* [TO BE DONE] From the entries below, extract every line that includes the word "this".

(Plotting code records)
%%

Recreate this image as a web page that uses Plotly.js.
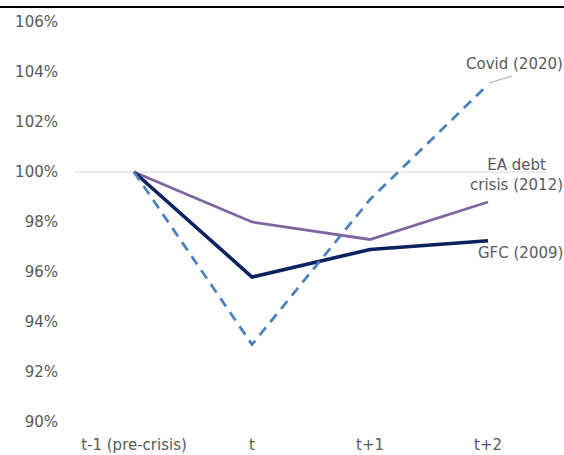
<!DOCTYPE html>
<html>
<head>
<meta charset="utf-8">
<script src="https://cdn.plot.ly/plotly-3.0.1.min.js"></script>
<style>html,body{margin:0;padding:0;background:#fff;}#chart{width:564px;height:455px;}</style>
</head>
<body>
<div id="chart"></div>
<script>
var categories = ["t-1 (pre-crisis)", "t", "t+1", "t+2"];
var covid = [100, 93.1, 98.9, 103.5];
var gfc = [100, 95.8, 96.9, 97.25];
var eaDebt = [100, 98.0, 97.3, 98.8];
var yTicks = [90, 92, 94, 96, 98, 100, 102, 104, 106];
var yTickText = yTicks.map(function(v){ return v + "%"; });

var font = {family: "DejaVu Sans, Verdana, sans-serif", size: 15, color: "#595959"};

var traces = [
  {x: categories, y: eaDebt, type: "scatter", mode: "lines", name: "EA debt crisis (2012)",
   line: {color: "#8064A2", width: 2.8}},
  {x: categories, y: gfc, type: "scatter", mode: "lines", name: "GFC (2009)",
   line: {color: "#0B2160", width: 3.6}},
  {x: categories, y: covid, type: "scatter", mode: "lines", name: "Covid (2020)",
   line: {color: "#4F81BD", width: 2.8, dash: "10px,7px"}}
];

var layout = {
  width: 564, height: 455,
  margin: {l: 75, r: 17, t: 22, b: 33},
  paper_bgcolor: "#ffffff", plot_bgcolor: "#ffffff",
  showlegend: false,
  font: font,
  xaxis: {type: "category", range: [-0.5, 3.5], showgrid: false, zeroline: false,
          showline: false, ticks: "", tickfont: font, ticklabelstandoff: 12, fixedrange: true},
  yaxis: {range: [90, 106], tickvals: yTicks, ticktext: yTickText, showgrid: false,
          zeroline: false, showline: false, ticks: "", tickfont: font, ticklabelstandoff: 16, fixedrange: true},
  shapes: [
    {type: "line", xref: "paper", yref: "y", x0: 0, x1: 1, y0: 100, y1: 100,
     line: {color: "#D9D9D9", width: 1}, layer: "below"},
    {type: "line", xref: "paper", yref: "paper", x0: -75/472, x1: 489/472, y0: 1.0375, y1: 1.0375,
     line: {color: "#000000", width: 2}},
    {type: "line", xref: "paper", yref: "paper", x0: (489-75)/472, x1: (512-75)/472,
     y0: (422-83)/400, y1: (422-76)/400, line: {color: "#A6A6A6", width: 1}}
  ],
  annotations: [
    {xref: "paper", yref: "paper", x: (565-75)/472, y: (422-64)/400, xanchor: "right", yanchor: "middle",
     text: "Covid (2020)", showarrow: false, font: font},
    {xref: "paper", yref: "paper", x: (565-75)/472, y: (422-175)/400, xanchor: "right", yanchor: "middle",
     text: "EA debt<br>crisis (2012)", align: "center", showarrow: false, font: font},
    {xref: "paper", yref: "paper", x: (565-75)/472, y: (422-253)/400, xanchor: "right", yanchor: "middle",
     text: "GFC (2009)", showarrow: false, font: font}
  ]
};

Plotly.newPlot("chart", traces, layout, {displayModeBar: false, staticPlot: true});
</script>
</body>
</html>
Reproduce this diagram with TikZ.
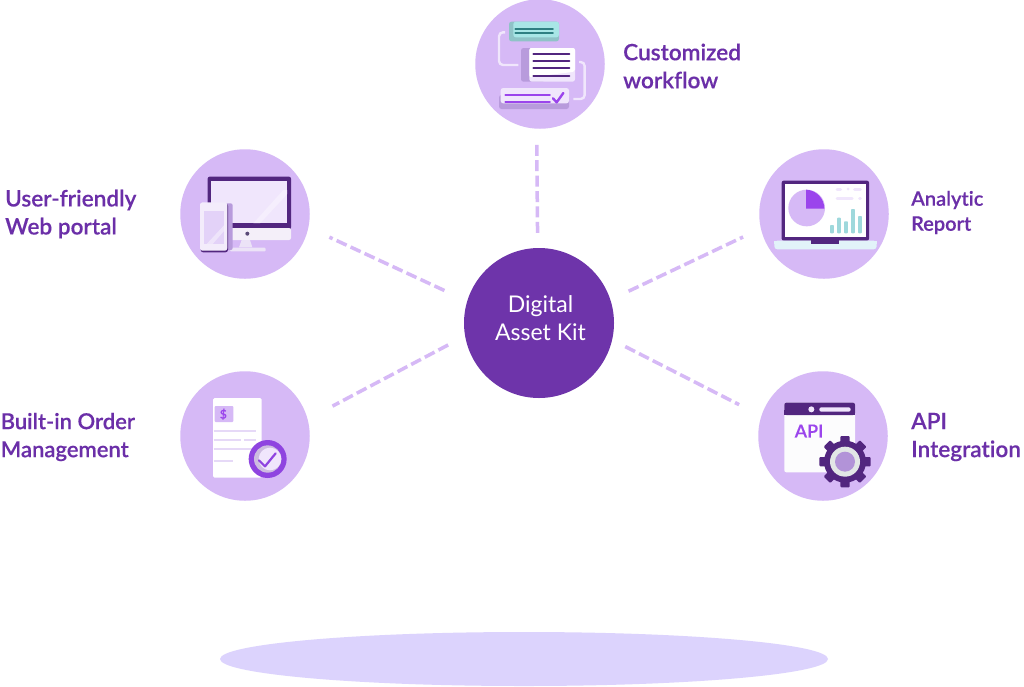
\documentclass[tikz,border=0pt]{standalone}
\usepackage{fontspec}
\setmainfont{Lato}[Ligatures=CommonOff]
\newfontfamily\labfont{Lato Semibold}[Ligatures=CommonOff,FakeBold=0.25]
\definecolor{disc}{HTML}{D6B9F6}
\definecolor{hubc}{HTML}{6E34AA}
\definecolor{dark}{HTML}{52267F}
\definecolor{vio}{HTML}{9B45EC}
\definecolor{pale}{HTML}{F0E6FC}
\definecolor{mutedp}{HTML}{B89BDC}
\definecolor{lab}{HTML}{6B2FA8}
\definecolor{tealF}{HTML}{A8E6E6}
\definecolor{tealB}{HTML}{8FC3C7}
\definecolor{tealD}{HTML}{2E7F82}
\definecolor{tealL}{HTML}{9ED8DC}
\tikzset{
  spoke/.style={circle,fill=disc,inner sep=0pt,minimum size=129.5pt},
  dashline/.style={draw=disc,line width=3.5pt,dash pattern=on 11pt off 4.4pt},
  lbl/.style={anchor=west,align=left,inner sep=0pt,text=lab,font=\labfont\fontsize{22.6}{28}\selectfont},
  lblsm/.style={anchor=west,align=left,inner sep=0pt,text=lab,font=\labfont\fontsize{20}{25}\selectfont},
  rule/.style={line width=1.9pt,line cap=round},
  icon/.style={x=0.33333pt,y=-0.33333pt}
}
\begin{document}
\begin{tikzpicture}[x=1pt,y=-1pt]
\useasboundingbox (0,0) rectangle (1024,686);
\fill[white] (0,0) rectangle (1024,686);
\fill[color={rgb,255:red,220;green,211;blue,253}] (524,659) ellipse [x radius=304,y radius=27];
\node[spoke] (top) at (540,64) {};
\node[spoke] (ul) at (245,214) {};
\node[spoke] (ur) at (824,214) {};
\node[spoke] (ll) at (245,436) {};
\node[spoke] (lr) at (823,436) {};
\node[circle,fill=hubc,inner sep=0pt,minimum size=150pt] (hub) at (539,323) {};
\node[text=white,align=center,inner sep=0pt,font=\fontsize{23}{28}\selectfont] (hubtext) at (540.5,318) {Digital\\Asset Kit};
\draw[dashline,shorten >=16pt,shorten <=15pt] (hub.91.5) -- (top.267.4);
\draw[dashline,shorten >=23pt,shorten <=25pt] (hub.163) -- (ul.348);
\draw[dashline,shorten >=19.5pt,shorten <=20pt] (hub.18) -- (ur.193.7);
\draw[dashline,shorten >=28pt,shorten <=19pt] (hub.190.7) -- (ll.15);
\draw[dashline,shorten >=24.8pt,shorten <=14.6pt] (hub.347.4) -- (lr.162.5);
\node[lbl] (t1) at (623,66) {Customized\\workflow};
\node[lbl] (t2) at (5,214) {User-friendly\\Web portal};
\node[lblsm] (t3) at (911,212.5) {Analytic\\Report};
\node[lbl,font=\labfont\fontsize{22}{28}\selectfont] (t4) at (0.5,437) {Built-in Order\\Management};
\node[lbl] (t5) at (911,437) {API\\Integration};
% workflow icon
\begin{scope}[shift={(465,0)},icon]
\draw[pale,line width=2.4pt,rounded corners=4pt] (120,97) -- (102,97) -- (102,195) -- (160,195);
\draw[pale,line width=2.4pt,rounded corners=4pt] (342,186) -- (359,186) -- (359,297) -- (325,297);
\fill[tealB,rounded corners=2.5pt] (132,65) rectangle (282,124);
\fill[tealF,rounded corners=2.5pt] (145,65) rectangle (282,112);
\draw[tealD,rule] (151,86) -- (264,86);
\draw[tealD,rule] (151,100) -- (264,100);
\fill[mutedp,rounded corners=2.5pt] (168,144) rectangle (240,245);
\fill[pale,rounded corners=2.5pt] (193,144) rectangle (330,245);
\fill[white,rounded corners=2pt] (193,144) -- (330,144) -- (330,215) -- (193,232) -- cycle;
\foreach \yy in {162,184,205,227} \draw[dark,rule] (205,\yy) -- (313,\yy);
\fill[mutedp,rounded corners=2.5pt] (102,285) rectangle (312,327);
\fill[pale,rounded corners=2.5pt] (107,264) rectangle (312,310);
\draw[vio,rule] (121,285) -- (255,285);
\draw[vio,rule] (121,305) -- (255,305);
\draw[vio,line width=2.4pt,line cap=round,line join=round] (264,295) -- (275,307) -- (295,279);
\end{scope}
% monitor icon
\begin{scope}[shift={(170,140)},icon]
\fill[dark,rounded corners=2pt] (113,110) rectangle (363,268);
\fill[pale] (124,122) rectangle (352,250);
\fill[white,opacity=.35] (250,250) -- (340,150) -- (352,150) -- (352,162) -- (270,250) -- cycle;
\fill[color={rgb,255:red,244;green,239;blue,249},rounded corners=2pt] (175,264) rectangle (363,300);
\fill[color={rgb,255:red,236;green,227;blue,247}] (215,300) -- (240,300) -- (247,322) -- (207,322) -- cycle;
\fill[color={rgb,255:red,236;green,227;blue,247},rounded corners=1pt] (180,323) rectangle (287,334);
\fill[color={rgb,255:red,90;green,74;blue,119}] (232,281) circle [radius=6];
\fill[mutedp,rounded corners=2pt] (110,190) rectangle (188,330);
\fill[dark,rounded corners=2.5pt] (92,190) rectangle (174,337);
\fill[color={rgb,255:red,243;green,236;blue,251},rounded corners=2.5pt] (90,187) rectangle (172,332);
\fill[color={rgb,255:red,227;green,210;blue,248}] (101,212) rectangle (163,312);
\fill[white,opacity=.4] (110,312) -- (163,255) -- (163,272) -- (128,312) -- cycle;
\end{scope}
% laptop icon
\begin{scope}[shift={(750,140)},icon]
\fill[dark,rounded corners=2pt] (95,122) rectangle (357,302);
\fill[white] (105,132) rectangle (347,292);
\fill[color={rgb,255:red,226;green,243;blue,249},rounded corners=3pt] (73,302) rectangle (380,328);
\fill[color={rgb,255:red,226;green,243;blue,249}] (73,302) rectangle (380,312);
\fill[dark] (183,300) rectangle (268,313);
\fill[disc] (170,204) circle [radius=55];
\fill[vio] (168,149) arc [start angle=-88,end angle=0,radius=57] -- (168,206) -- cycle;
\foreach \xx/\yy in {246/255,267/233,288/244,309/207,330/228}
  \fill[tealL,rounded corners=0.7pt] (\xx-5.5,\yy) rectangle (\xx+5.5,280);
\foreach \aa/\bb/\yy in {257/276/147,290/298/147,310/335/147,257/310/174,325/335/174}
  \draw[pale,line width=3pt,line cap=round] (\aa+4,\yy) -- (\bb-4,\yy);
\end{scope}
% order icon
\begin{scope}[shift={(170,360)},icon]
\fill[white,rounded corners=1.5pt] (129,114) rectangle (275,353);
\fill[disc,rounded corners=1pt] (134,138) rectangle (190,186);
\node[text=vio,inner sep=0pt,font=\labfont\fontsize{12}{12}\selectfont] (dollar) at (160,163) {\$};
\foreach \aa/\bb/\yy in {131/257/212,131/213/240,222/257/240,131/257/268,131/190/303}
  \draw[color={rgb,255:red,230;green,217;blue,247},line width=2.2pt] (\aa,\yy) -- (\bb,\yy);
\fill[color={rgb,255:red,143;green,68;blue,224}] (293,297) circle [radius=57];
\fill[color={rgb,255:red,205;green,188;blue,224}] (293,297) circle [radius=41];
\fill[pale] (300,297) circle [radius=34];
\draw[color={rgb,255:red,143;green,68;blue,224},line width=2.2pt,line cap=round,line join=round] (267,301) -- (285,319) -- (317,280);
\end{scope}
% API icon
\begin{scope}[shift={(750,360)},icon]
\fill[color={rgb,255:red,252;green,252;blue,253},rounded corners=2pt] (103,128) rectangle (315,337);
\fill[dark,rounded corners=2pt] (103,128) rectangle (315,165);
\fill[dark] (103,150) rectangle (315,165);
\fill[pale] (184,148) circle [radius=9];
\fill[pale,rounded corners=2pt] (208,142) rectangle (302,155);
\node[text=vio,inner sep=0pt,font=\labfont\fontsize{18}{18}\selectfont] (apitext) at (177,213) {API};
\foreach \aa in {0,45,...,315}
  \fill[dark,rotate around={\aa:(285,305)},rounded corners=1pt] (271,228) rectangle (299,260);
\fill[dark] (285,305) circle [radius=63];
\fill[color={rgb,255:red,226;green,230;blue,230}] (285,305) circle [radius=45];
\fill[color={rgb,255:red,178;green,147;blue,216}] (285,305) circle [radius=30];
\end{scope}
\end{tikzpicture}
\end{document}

%%

* [RESULT OF THE TASK]
Recreate this image as a web page that uses Plotly.js.
Reproduce this diagram with TikZ.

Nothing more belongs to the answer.